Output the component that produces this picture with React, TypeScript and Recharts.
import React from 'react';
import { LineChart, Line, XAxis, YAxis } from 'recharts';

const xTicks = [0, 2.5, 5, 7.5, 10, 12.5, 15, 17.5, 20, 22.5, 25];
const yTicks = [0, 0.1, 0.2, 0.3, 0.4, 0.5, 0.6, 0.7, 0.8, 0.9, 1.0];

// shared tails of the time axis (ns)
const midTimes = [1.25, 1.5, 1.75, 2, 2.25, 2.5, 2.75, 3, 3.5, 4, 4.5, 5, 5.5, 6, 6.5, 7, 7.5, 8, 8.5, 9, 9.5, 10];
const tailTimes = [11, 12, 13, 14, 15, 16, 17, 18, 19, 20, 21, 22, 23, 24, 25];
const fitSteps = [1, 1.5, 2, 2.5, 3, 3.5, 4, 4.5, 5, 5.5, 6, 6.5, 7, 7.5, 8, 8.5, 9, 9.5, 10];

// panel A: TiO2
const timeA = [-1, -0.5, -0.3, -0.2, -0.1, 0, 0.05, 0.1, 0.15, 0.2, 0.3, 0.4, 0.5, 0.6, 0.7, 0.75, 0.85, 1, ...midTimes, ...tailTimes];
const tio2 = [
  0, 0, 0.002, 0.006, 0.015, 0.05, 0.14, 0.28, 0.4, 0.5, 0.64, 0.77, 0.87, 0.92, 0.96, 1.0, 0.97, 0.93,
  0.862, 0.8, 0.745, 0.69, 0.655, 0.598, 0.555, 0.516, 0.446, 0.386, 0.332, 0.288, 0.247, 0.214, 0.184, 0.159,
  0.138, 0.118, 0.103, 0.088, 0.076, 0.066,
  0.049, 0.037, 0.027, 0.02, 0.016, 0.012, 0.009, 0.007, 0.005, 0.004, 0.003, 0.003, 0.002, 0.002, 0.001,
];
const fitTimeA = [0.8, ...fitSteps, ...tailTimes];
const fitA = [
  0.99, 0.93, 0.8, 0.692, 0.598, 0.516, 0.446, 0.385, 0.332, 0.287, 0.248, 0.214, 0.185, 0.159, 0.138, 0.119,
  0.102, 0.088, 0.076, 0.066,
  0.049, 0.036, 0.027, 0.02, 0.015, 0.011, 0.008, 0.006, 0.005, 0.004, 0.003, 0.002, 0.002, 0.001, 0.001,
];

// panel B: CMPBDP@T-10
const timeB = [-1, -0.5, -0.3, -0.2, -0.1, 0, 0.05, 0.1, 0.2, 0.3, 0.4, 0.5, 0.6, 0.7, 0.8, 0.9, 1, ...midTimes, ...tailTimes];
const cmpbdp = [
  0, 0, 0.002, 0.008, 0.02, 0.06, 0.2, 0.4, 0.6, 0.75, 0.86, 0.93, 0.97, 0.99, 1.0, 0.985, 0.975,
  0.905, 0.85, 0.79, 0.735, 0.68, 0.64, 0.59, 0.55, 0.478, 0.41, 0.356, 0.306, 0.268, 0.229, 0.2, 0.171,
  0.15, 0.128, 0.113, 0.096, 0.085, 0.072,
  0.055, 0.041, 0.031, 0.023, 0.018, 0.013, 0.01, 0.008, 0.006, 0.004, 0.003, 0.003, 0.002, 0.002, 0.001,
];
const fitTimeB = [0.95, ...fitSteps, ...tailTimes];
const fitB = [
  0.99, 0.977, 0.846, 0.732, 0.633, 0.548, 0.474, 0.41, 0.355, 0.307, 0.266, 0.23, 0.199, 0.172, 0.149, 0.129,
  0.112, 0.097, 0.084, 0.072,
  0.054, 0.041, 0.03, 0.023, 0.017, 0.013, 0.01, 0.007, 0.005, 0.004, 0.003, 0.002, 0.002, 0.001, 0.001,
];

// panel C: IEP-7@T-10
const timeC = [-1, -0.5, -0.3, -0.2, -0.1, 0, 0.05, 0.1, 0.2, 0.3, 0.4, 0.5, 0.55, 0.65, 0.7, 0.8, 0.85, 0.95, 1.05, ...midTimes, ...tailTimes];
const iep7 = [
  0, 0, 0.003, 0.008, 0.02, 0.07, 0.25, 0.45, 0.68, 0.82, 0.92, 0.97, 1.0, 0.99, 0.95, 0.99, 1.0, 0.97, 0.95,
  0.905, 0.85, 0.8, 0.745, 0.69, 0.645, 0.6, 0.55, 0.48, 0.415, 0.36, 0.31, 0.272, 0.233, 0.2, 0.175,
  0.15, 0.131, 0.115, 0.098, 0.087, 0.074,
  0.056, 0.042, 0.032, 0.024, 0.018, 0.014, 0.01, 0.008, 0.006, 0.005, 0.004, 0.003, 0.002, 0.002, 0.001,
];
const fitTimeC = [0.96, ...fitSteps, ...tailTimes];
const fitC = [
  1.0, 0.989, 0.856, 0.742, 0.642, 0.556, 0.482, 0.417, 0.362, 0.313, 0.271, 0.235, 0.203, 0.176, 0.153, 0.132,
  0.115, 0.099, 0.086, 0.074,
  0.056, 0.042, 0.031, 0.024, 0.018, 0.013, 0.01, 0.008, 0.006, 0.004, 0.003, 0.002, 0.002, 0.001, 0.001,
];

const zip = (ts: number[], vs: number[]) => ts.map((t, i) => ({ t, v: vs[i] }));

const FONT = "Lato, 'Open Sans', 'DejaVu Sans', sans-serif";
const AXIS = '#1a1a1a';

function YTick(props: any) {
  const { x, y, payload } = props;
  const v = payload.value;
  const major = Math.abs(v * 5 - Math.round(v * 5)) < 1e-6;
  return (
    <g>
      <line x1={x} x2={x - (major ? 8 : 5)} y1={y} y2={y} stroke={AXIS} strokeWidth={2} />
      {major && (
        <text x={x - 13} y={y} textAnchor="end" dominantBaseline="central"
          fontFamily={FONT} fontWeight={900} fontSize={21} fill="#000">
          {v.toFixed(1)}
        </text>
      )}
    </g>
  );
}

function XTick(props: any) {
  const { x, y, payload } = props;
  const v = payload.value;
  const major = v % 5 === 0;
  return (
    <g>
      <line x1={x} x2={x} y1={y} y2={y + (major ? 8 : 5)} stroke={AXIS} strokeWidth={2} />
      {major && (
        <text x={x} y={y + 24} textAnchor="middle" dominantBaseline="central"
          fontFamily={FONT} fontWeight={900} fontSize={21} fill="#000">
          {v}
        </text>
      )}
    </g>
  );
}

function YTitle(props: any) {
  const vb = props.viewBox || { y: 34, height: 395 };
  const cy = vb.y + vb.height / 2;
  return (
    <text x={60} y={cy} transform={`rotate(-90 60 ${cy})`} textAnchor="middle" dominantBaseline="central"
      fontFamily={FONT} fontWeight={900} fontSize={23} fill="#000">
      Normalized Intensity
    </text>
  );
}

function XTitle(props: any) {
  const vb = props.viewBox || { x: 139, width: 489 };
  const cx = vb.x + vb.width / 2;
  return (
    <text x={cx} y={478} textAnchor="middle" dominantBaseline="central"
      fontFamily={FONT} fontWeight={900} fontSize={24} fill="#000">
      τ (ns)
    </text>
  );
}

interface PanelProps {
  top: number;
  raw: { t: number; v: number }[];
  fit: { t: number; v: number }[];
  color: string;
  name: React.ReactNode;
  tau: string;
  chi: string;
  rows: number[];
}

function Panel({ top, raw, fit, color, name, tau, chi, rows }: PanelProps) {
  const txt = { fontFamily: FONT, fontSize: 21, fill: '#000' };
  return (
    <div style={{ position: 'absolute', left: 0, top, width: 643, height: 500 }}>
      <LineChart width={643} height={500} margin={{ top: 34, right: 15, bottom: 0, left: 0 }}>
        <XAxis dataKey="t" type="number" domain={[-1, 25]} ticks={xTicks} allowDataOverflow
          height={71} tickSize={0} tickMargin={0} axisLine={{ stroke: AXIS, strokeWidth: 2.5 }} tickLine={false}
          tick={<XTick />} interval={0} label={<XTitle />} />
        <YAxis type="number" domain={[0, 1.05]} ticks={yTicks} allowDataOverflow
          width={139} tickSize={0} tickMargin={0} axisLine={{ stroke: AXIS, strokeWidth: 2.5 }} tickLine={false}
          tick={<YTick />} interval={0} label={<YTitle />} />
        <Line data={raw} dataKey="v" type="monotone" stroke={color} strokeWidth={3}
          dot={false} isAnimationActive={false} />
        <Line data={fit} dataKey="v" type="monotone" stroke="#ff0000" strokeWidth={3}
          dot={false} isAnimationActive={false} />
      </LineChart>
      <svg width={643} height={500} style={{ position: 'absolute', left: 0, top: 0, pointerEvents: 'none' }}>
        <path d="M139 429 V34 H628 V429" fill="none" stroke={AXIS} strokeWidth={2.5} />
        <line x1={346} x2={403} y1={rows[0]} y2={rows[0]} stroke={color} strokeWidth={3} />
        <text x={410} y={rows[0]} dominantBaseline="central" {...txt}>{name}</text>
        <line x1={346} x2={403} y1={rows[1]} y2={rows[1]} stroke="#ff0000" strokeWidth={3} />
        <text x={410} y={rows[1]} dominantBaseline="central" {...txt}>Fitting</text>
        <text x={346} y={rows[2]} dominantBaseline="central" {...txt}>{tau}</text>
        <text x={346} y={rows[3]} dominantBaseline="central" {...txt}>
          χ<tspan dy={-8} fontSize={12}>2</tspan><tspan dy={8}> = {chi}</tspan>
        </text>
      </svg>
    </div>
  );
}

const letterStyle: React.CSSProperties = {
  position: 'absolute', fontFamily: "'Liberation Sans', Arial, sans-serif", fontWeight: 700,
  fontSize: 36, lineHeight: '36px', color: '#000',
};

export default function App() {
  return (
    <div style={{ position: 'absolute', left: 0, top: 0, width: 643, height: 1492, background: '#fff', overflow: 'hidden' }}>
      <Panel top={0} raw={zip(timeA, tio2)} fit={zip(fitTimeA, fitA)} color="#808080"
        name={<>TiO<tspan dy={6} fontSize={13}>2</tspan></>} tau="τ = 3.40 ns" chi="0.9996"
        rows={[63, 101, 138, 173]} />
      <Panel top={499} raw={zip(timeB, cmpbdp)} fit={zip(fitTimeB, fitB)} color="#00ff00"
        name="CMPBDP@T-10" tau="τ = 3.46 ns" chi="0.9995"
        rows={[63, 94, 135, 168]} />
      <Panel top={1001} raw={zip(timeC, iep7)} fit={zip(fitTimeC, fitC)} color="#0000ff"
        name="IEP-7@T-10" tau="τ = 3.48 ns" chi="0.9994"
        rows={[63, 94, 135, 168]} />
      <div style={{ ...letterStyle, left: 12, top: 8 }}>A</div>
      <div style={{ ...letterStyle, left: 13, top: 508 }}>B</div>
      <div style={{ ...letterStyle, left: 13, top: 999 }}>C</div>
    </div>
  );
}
※ ※ ※
Quote verbatim the opening lines of the listing above, ending with the line where "0.8, 0.9, 1.0];" appears; include both endpoints and nothing more.

* RESULT
Output the component that produces this picture with React, TypeScript and Recharts.
import React from 'react';
import { LineChart, Line, XAxis, YAxis } from 'recharts';

const xTicks = [0, 2.5, 5, 7.5, 10, 12.5, 15, 17.5, 20, 22.5, 25];
const yTicks = [0, 0.1, 0.2, 0.3, 0.4, 0.5, 0.6, 0.7, 0.8, 0.9, 1.0];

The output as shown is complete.